The data file is expected to contain entries in the following format
c20 0 10.7087017086940 9.63528386251712 10.9512155258108 ...
c7 0 12.8025925026787 10.6126270065785 10.5228482095349 ...
b9 0 7.60118206283120 5.05889245193079 5.82841781759102 ...
....
....
where the first column contains the symbolic ID tag for each data record and the rest
of the columns the numerical information. As to which columns are actually used for
clustering is decided by the string value of the mask. For example, if we wanted to
cluster on the basis of the entries in just the 3rd, the 4th, and the 5th columns
above, the mask value would be C<N0111> where the character C<N> indicates that the
ID tag is in the first column, the character C<0> that the second column is to be
ignored, and the C<1>'s that follow that the 3rd, the 4th, and the 5th columns are to
be used for clustering.
If you wish for the clusterer to search through a C<(Kmin,Kmax)> range of values for
C<K>, the constructor should be called in the following fashion:
my $clusterer = Algorithm::KMeans->new(datafile => $datafile,
mask => $mask,
Kmin => 3,
Kmax => 10,
cluster_seeding => 'smart', # try 'random' also
terminal_output => 1,
);
where obviously you can choose any reasonable values for C<Kmin> and C<Kmax>. If you
choose a value for C<Kmax> that is statistically too large, the module will let you
know. Again, you may choose C<random> for C<cluster_seeding>, the default value being
C<smart>.
If you believe that the variability of the data is very different along the different
dimensions of the data space, you may get better clustering by first normalizing the
data coordinates by the standard-deviations along those directions. When you set the
constructor option C<do_variance_normalization> as shown below, the module uses the
overall data standard-deviation along a direction for the normalization in that
direction. (As mentioned elsewhere in the documentation, such a normalization could
backfire on you if the data variability along a dimension is more a result of the
separation between the means than a consequence of the intra-cluster variability.):
my $clusterer = Algorithm::KMeans->new( datafile => $datafile,
mask => "N111",
K => 2,
cluster_seeding => 'smart', # try 'random' also
terminal_output => 1,
do_variance_normalization => 1,
);
=back
=head2 Constructor Parameters
=over 8
=item C<datafile>:
This parameter names the data file that contains the multidimensional data records
you want the module to cluster.
=item C<mask>:
This parameter supplies the mask to be applied to the columns of your data file. See
the explanation in Synopsis for what this mask looks like.
=item C<K>:
This parameter supplies the number of clusters you are looking for. If you set this
option to 0, that means that you want the module to search for the best value for
C<K>. (Keep in mind the fact that searching for the best C<K> may take a long time
for large data files.)
=item C<Kmin>:
If you supply an integer value for C<Kmin>, the search for the best C<K> will begin
with that value.
=item C<Kmax>:
If you supply an integer value for C<Kmax>, the search for the best C<K> will end at
that value.
=item C<cluster_seeding>:
This parameter must be set to either C<random> or C<smart>. Depending on your data,
you may get superior clustering with the C<random> option. The choice C<smart> means
that the clusterer will (1) subject the data to principal components analysis to
determine the maximum variance direction; (2) project the data onto this direction;
(3) find peaks in a smoothed histogram of the projected points; and (4) use the
locations of the highest peaks as seeds for cluster centers. If the C<smart> option
produces bizarre results, try C<random>.
=item C<use_mahalanobis_metric>:
When set to 1, this option causes Mahalanobis distances to be used for clustering.

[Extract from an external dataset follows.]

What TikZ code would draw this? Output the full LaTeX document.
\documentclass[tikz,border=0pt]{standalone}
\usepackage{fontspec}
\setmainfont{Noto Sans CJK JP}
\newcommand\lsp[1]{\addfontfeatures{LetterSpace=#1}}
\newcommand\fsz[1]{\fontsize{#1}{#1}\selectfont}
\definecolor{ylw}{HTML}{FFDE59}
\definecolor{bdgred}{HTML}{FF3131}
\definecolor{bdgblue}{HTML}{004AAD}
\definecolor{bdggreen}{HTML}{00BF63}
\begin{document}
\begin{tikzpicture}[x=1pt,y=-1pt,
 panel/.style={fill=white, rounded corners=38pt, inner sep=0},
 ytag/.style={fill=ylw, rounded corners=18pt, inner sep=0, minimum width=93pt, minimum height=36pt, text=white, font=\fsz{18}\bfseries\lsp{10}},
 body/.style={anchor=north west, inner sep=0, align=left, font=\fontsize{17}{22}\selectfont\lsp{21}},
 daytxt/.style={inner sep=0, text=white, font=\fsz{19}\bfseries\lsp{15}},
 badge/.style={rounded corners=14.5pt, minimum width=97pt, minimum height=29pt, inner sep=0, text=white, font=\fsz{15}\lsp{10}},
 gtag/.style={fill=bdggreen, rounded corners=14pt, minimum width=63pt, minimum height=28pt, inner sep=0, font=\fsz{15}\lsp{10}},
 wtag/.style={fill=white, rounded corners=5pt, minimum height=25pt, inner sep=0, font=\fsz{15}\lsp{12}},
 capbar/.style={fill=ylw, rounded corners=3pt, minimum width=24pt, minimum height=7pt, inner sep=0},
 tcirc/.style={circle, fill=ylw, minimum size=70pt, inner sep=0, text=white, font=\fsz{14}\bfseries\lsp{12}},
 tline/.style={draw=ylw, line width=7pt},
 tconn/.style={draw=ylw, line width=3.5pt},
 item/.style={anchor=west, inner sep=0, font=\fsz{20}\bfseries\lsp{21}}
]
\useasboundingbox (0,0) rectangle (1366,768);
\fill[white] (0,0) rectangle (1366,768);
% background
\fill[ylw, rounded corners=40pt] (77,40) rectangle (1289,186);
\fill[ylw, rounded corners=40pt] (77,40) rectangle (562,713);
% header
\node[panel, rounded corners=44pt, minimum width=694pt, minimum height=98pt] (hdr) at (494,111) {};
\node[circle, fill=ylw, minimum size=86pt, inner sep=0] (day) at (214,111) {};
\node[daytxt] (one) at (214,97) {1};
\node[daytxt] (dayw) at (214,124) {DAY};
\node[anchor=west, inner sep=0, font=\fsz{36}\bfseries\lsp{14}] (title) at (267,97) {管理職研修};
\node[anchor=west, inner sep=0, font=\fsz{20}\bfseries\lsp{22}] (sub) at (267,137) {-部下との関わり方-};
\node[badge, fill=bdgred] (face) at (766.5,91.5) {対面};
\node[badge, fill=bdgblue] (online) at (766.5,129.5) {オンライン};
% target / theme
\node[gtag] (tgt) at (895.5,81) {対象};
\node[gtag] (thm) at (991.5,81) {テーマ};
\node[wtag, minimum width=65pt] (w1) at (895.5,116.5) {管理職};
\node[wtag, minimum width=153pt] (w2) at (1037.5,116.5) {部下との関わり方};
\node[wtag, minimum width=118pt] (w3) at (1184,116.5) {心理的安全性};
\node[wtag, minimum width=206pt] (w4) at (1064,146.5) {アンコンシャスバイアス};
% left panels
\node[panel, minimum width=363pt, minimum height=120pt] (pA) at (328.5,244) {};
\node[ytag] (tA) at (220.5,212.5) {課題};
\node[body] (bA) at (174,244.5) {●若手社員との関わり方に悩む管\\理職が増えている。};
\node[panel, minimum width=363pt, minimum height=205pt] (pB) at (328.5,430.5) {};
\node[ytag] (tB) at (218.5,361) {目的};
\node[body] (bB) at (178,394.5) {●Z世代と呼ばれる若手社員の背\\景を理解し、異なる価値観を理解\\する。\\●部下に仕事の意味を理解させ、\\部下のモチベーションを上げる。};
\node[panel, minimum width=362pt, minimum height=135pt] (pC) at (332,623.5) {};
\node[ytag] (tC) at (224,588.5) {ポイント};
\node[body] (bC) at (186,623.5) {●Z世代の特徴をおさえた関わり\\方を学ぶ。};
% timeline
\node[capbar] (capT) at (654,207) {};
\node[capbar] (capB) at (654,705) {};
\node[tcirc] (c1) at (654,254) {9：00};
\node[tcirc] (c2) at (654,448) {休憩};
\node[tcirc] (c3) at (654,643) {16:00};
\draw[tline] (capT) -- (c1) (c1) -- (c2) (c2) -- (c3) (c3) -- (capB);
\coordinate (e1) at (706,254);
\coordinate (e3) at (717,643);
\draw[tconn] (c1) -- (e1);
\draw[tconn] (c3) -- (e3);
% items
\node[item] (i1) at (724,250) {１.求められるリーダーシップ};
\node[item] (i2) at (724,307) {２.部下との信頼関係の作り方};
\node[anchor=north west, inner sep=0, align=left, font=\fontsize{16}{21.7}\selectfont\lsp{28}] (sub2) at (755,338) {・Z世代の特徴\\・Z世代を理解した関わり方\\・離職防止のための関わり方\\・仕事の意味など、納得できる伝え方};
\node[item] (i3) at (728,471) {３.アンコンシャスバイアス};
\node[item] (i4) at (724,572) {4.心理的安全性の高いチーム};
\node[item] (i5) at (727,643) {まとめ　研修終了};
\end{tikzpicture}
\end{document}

The default is 0 for this parameter. By default, the module uses the Euclidean
distances for clustering. In general, Mahalanobis distance based clustering will
fail if your data resides on a lower-dimensional hyperplane in the data space, if you
seek too many clusters, and if you do not have a sufficient number of samples in your
data file. A necessary requirement for the module to be able to compute Mahalanobis
distances is that the cluster covariance matrices be non-singular. (Let's say your
data dimensionality is C<D> and the module is considering a cluster that has only
C<d> samples in it where C<d> is less than C<D>. In this case, the covariance matrix
will be singular since its rank will not exceed C<d>. For the covariance matrix to
be non-singular, it must be of full rank, that is, its rank must be C<D>.)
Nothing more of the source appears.